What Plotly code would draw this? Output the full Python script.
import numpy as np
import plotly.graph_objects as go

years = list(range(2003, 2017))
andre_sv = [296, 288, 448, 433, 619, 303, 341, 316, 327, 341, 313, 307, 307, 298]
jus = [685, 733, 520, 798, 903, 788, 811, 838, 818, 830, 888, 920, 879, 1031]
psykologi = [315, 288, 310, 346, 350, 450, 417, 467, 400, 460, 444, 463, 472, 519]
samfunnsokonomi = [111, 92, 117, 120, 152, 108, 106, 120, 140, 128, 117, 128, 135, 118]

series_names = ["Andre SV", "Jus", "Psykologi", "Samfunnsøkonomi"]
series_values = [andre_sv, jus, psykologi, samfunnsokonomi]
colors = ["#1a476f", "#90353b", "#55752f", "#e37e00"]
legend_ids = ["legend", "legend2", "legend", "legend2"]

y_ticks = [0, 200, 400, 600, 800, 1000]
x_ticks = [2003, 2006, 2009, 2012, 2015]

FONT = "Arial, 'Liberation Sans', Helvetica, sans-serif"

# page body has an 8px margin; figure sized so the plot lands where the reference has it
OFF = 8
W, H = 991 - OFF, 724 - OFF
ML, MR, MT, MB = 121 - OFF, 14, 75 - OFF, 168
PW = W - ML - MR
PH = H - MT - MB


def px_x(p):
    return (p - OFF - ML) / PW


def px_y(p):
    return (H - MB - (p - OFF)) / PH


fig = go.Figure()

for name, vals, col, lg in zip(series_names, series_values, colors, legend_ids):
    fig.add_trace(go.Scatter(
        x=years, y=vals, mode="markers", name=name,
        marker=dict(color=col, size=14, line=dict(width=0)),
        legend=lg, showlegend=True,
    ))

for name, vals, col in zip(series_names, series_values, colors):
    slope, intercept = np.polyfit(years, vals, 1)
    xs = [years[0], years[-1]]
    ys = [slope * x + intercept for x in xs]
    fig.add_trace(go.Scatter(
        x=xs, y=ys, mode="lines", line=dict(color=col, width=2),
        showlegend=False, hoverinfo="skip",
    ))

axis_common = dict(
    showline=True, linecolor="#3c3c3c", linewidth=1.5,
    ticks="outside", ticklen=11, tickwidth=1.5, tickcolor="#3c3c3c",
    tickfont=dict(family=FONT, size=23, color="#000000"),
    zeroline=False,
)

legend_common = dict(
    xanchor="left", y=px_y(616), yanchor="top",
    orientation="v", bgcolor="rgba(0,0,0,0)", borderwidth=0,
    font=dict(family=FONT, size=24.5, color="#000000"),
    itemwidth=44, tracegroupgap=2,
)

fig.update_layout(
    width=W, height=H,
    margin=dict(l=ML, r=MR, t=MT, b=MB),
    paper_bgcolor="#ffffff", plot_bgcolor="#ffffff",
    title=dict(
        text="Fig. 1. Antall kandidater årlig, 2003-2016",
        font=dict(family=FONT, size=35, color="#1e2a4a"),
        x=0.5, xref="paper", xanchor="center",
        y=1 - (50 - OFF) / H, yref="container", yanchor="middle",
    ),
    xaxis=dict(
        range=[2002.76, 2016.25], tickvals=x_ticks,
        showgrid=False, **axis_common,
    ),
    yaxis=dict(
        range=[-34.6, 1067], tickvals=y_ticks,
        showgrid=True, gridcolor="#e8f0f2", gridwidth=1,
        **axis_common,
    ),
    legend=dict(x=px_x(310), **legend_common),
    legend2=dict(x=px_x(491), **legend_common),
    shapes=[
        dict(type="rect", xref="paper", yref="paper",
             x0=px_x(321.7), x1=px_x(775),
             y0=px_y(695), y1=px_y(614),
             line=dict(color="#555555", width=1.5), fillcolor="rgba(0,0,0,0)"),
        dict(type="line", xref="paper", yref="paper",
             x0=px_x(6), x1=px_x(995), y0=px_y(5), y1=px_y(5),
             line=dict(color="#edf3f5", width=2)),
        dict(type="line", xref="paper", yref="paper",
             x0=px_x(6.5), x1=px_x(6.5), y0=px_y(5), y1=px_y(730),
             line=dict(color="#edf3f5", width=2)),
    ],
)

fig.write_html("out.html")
■ ■ ■
• Instructions to follow: Write the material out again in its entirety, exactly as shown.

• Written response:
What Plotly code would draw this? Output the full Python script.
import numpy as np
import plotly.graph_objects as go

years = list(range(2003, 2017))
andre_sv = [296, 288, 448, 433, 619, 303, 341, 316, 327, 341, 313, 307, 307, 298]
jus = [685, 733, 520, 798, 903, 788, 811, 838, 818, 830, 888, 920, 879, 1031]
psykologi = [315, 288, 310, 346, 350, 450, 417, 467, 400, 460, 444, 463, 472, 519]
samfunnsokonomi = [111, 92, 117, 120, 152, 108, 106, 120, 140, 128, 117, 128, 135, 118]

series_names = ["Andre SV", "Jus", "Psykologi", "Samfunnsøkonomi"]
series_values = [andre_sv, jus, psykologi, samfunnsokonomi]
colors = ["#1a476f", "#90353b", "#55752f", "#e37e00"]
legend_ids = ["legend", "legend2", "legend", "legend2"]

y_ticks = [0, 200, 400, 600, 800, 1000]
x_ticks = [2003, 2006, 2009, 2012, 2015]

FONT = "Arial, 'Liberation Sans', Helvetica, sans-serif"

# page body has an 8px margin; figure sized so the plot lands where the reference has it
OFF = 8
W, H = 991 - OFF, 724 - OFF
ML, MR, MT, MB = 121 - OFF, 14, 75 - OFF, 168
PW = W - ML - MR
PH = H - MT - MB


def px_x(p):
    return (p - OFF - ML) / PW


def px_y(p):
    return (H - MB - (p - OFF)) / PH


fig = go.Figure()

for name, vals, col, lg in zip(series_names, series_values, colors, legend_ids):
    fig.add_trace(go.Scatter(
        x=years, y=vals, mode="markers", name=name,
        marker=dict(color=col, size=14, line=dict(width=0)),
        legend=lg, showlegend=True,
    ))

for name, vals, col in zip(series_names, series_values, colors):
    slope, intercept = np.polyfit(years, vals, 1)
    xs = [years[0], years[-1]]
    ys = [slope * x + intercept for x in xs]
    fig.add_trace(go.Scatter(
        x=xs, y=ys, mode="lines", line=dict(color=col, width=2),
        showlegend=False, hoverinfo="skip",
    ))

axis_common = dict(
    showline=True, linecolor="#3c3c3c", linewidth=1.5,
    ticks="outside", ticklen=11, tickwidth=1.5, tickcolor="#3c3c3c",
    tickfont=dict(family=FONT, size=23, color="#000000"),
    zeroline=False,
)

legend_common = dict(
    xanchor="left", y=px_y(616), yanchor="top",
    orientation="v", bgcolor="rgba(0,0,0,0)", borderwidth=0,
    font=dict(family=FONT, size=24.5, color="#000000"),
    itemwidth=44, tracegroupgap=2,
)

fig.update_layout(
    width=W, height=H,
    margin=dict(l=ML, r=MR, t=MT, b=MB),
    paper_bgcolor="#ffffff", plot_bgcolor="#ffffff",
    title=dict(
        text="Fig. 1. Antall kandidater årlig, 2003-2016",
        font=dict(family=FONT, size=35, color="#1e2a4a"),
        x=0.5, xref="paper", xanchor="center",
        y=1 - (50 - OFF) / H, yref="container", yanchor="middle",
    ),
    xaxis=dict(
        range=[2002.76, 2016.25], tickvals=x_ticks,
        showgrid=False, **axis_common,
    ),
    yaxis=dict(
        range=[-34.6, 1067], tickvals=y_ticks,
        showgrid=True, gridcolor="#e8f0f2", gridwidth=1,
        **axis_common,
    ),
    legend=dict(x=px_x(310), **legend_common),
    legend2=dict(x=px_x(491), **legend_common),
    shapes=[
        dict(type="rect", xref="paper", yref="paper",
             x0=px_x(321.7), x1=px_x(775),
             y0=px_y(695), y1=px_y(614),
             line=dict(color="#555555", width=1.5), fillcolor="rgba(0,0,0,0)"),
        dict(type="line", xref="paper", yref="paper",
             x0=px_x(6), x1=px_x(995), y0=px_y(5), y1=px_y(5),
             line=dict(color="#edf3f5", width=2)),
        dict(type="line", xref="paper", yref="paper",
             x0=px_x(6.5), x1=px_x(6.5), y0=px_y(5), y1=px_y(730),
             line=dict(color="#edf3f5", width=2)),
    ],
)

fig.write_html("out.html")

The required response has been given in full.